Cut your food bills with a sharp pair of scissors

October 13, 1999

Everyone who clips coupons has heard the stories: savings of $30, even $40 on grocery bills. Well shoppers, I just found your role model. Her name's Lisa Feerick and she's clipped bales of coupons for products from tiramisu to toothpaste, soap to Shinola.

It all started as a fun activity, helping her mother clip coupons in the late 1970s in Millbrook, N.Y.

"It was one of those fun mother-daughter things," she says. And besides, "We were going through a little bit of a recession .... It was the only way to survive."

Soon, Ms. Feerick was saving wads of money, and what started as a hobby, turned into an obsession. She traded coupons with people across the country. She also subscribed to several couponing magazines. With her savings, she bought a prom gown and record albums. She recalls she once piled two grocery carts full of goods that could have cost her between $300 and $400. The actual bill: a scant $52.

"My teenage friends thought I was insane," says Feerick.

But her thriftiness turned into a way of life so profitable that by the time she reached college she had saved enough to help pay her way through.

And she is still clipping. These days she estimates she saves $125 each month.

She's not alone. According to NuWorld Marketing, a coupon-processing company, 81 percent of Americans use coupons for grocery shopping, including 75 percent of men. A total of 249 billion coupons were circulated by packaged- goods marketers to US consumers in 1998. Of those, 4.8 billion were redeemed.

With more precise marketing techniques that can identify specific demographics, advertisers are directing certain advertisements to particular houses, which is causing more consumers to use them. But there's a downside. Consumers are having to buy more products to get their savings. Nearly 22 percent of all coupons circulated can be redeemed only with multiple purchases. The majority of those are grocery products (25 percent) followed by health and beauty items (9.5 percent).

Cyndi McIntyre also knows how to sniff out a bargain. She was so frugal, she used to make her own soap in a blender. After clipping hundreds of coupons out of the Sunday paper and routinely purchasing products that weren't saving her money, Ms. McIntyre turned to what she calls "guerrilla couponing tactics."

Here's how it works: She clips coupons of the things she really needs. She judges products on a simple premise: "If it were free, would I get it?" The next step is to go through the ads and evaluate what is on sale.

"Most people who go to the store and have clipped coupons say, 'This is stupid. I'm not saving any money,' " says McIntyre.

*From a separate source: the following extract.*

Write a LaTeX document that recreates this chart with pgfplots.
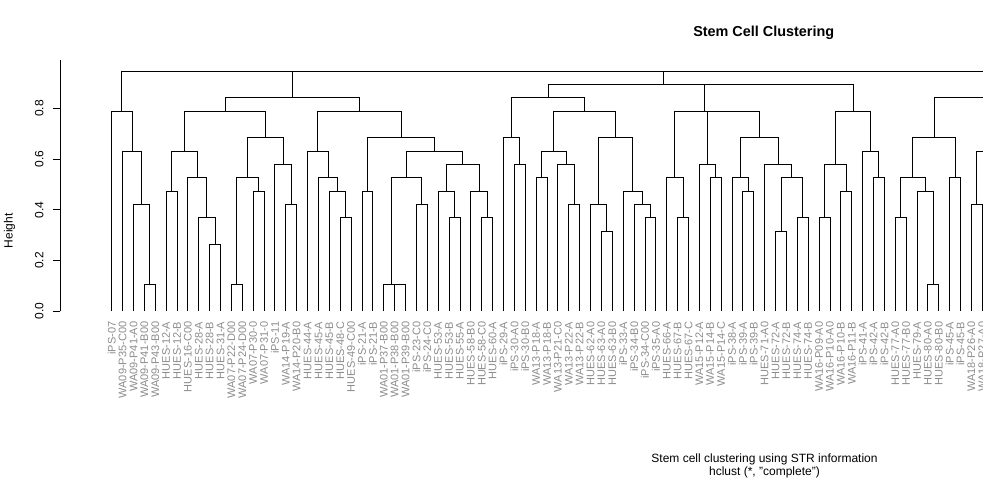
\documentclass[border=0pt]{standalone}
\usepackage{pgfplots}
\pgfplotsset{compat=1.18}
\usepackage{fontspec}
\setmainfont{Liberation Sans}
% one merge of the dendrogram: left child (x,h), right child (x,h), merge height
\newcommand\mrg[5]{\addplot[black, line width=0.9pt] coordinates {(#1,#2) (#1,#5) (#3,#5) (#3,#4)};}
\begin{document}
\begin{tikzpicture}[x=1pt,y=1pt]
\path[use as bounding box] (0pt,0pt) rectangle (983pt,480pt);
\begin{axis}[
  at={(60pt,169pt)}, anchor=south west,
  scale only axis, width=923pt, height=250.8pt,
  xmin=-4.751, xmax=80.064, ymin=0, ymax=0.99,
  axis lines*=left,
  x axis line style={draw=none},
  xtick={0,...,80},
  xtick style={draw=none},
  xticklabels={iPS-07,WA09-P35-C00,WA09-P41-A0,WA09-P41-B00,WA09-P43-B00,HUES-12-A,HUES-12-B,HUES-16-C00,HUES-28-A,HUES-28-B,HUES-31-A,WA07-P22-D00,WA07-P24-D00,WA07-P30-0,WA07-P31-0,iPS-11,WA14-P19-A,WA14-P20-B0,HUES-44-A,HUES-45-A,HUES-45-B,HUES-48-C,HUES-49-C00,iPS-21-A,iPS-21-B,WA01-P37-B00,WA01-P38-B00,WA01-P39-B00,iPS-23-C0,iPS-24-C0,HUES-53-A,HUES-53-B,HUES-55-A,HUES-58-B0,HUES-58-C0,HUES-60-A,iPS-29-A,iPS-30-A0,iPS-30-B0,WA13-P18-A,WA13-P18-B,WA13-P21-C0,WA13-P22-A,WA13-P22-B,HUES-62-A0,HUES-63-A0,HUES-63-B0,iPS-33-A,iPS-34-B0,iPS-34-C00,iPS-35-A0,HUES-66-A,HUES-67-B,HUES-67-C,WA15-P12-A,WA15-P14-B,WA15-P14-C,iPS-38-A,iPS-39-A,iPS-39-B,HUES-71-A0,HUES-72-A,HUES-72-B,HUES-74-A,HUES-74-B,WA16-P09-A0,WA16-P10-A0,WA16-P10-B,WA16-P11-B,iPS-41-A,iPS-42-A,iPS-42-B,HUES-77-A0,HUES-77-B0,HUES-79-A,HUES-80-A0,HUES-80-B0,iPS-45-A,iPS-45-B,WA18-P26-A0,WA18-P27-A0},
  x tick label style={rotate=90, anchor=east, font=\fontsize{11}{13}\selectfont, text=black!45},
  ytick={0,0.2,0.4,0.6,0.8},
  yticklabels={0.0,0.2,0.4,0.6,0.8},
  tick align=outside,
  major tick length=7.2pt,
  y tick label style={xshift=-9pt, rotate=90, anchor=south, inner sep=0pt, font=\fontsize{12}{14}\selectfont},
  ytick style={black, line width=0.9pt},
  y axis line style={black, line width=0.9pt},
]
% cluster 1
\mrg{3}{0}{4}{0}{0.1053}
\mrg{2}{0}{3.5}{0.1053}{0.4211}
\mrg{1}{0}{2.75}{0.4211}{0.6316}
\mrg{0}{0}{1.875}{0.6316}{0.7895}
% cluster 2
\mrg{9}{0}{10}{0}{0.2632}
\mrg{8}{0}{9.5}{0.2632}{0.3684}
\mrg{7}{0}{8.75}{0.3684}{0.5263}
\mrg{5}{0}{6}{0}{0.4737}
\mrg{5.5}{0.4737}{7.875}{0.5263}{0.6316}
\mrg{11}{0}{12}{0}{0.1053}
\mrg{13}{0}{14}{0}{0.4737}
\mrg{11.5}{0.1053}{13.5}{0.4737}{0.5263}
\mrg{16}{0}{17}{0}{0.4211}
\mrg{15}{0}{16.5}{0.4211}{0.5789}
\mrg{12.5}{0.5263}{15.75}{0.5789}{0.6842}
\mrg{6.6875}{0.6316}{14.125}{0.6842}{0.7895}
% cluster 3
\mrg{21}{0}{22}{0}{0.3684}
\mrg{20}{0}{21.5}{0.3684}{0.4737}
\mrg{19}{0}{20.75}{0.4737}{0.5263}
\mrg{18}{0}{19.875}{0.5263}{0.6316}
\mrg{23}{0}{24}{0}{0.4737}
\mrg{26}{0}{27}{0}{0.1053}
\mrg{25}{0}{26.5}{0.1053}{0.1053}
\mrg{28}{0}{29}{0}{0.4211}
\mrg{25.75}{0.1053}{28.5}{0.4211}{0.5263}
\mrg{31}{0}{32}{0}{0.3684}
\mrg{30}{0}{31.5}{0.3684}{0.4737}
\mrg{34}{0}{35}{0}{0.3684}
\mrg{33}{0}{34.5}{0.3684}{0.4737}
\mrg{30.75}{0.4737}{33.75}{0.4737}{0.5789}
\mrg{27.125}{0.5263}{32.25}{0.5789}{0.6316}
\mrg{23.5}{0.4737}{29.6875}{0.6316}{0.6842}
\mrg{18.9375}{0.6316}{26.59375}{0.6842}{0.7895}
\mrg{10.40625}{0.7895}{22.765625}{0.7895}{0.8421}
% cluster 4
\mrg{37}{0}{38}{0}{0.5789}
\mrg{36}{0}{37.5}{0.5789}{0.6842}
\mrg{39}{0}{40}{0}{0.5263}
\mrg{42}{0}{43}{0}{0.4211}
\mrg{41}{0}{42.5}{0.4211}{0.5789}
\mrg{39.5}{0.5263}{41.75}{0.5789}{0.6316}
\mrg{45}{0}{46}{0}{0.3158}
\mrg{44}{0}{45.5}{0.3158}{0.4211}
\mrg{49}{0}{50}{0}{0.3684}
\mrg{48}{0}{49.5}{0.3684}{0.4211}
\mrg{47}{0}{48.75}{0.4211}{0.4737}
\mrg{44.75}{0.4211}{47.875}{0.4737}{0.6842}
\mrg{40.625}{0.6316}{46.3125}{0.6842}{0.7895}
\mrg{36.75}{0.6842}{43.46875}{0.7895}{0.8421}
% cluster 5
\mrg{52}{0}{53}{0}{0.3684}
\mrg{51}{0}{52.5}{0.3684}{0.5263}
\mrg{55}{0}{56}{0}{0.5263}
\mrg{54}{0}{55.5}{0.5263}{0.5789}
\mrg{58}{0}{59}{0}{0.4737}
\mrg{57}{0}{58.5}{0.4737}{0.5263}
\mrg{61}{0}{62}{0}{0.3158}
\mrg{63}{0}{64}{0}{0.3684}
\mrg{61.5}{0.3158}{63.5}{0.3684}{0.5263}
\mrg{60}{0}{62.5}{0.5263}{0.5789}
\mrg{57.75}{0.5263}{61.25}{0.5789}{0.6842}
\mrg{54.75}{0.5789}{59.5}{0.6842}{0.7895}
\mrg{51.75}{0.5263}{57.125}{0.7895}{0.7895}
% cluster 6
\mrg{65}{0}{66}{0}{0.3684}
\mrg{67}{0}{68}{0}{0.4737}
\mrg{65.5}{0.3684}{67.5}{0.4737}{0.5789}
\mrg{70}{0}{71}{0}{0.5263}
\mrg{69}{0}{70.5}{0.5263}{0.6316}
\mrg{66.5}{0.5789}{69.75}{0.6316}{0.7895}
\mrg{54.4375}{0.7895}{68.125}{0.7895}{0.8947}
\mrg{40.109375}{0.8421}{61.28125}{0.8947}{0.8947}
% cluster 7
\mrg{72}{0}{73}{0}{0.3684}
\mrg{75}{0}{76}{0}{0.1053}
\mrg{74}{0}{75.5}{0.1053}{0.4737}
\mrg{72.5}{0.3684}{74.75}{0.4737}{0.5263}
\mrg{77}{0}{78}{0}{0.5263}
\mrg{73.625}{0.5263}{77.5}{0.5263}{0.6842}
\mrg{79}{0}{80}{0}{0.4211}
\mrg{79.5}{0.4211}{84}{0.5}{0.6316}
\mrg{75.5625}{0.6842}{90}{0.7895}{0.8421}
% root
\mrg{0.9375}{0.7895}{16.5859}{0.8421}{0.9474}
\mrg{8.7617}{0.9474}{50.6953}{0.8947}{0.9474}
\mrg{29.7285}{0.9474}{100}{0.8421}{0.9474}
\end{axis}
\node[anchor=base, font=\fontsize{14.4}{17}\selectfont\bfseries] at (763.7pt,443.3pt) {Stem Cell Clustering};
\node[anchor=base, font=\fontsize{12}{14}\selectfont] at (764.5pt,18pt) {Stem cell clustering using STR information};
\node[anchor=base, font=\fontsize{12}{14}\selectfont] at (764.5pt,4.5pt) {hclust (*, "complete")};
\node[rotate=90, font=\fontsize{12}{14}\selectfont] at (9.5pt,249.2pt) {Height};
\end{tikzpicture}
\end{document}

That isn't true if people understand how to use coupons, she stresses. Recently, she bought four tubes of toothpaste, regularly priced at $3.99 a tube. She had coupons for 75 cents off, the store tripled each coupon, and the toothpaste was also on sale. The result: The store paid her a quarter.

McIntyre is passing her consumer savvy on to her 12-year-old daughter. When the two go shopping for school lunches, you can almost hear the saved money piling up.

"I'm not going to spend $3.99 on 12 of those little things of snacks," says McIntyre. "[My daughter] says, 'If I can get a coupon on it and triple it, can I buy it?' I say yes."

In the past few years, traditional newspaper coupons have gained competition: cyber-coupons. After the first coupons appeared on the Internet in 1995, hundreds of Web sites popped up to let people print out coupons from their home computers. Charles Brown, marketing vice president at NCH, says the number of coupons distributed on the Internet increased 10-fold in 1998. But he points out there is no danger of them taking over the Sunday morning newspaper coupons-and-cereal rituals that are part of many Americans routine. But Rodney Hamp, owner of the GroceryCard Network, an online coupon source, doesn't see most sites as especially valuable to consumers. "With printable [Internet] coupons, the selection is so minimal," he says.

McIntyre agrees. She says most internet sites advertise non-manufacturer coupons, and often these products are not on sale.

"It's wasting my time," she says. "None of these [Internet coupon items] are on sale. You have to act responsibly. You can't assume you are getting 25 cents off Windex if there is a $2 generic bottle."

Will cyber-coupons eventually overtake those in newspapers? "I bet they will eventually," says Mr. Hamp. But for now, "many people buy the Sunday paper just to get the coupons."

You don't need to tell McIntyre. "Throwing a coupon out is the same as throwing money out," she says.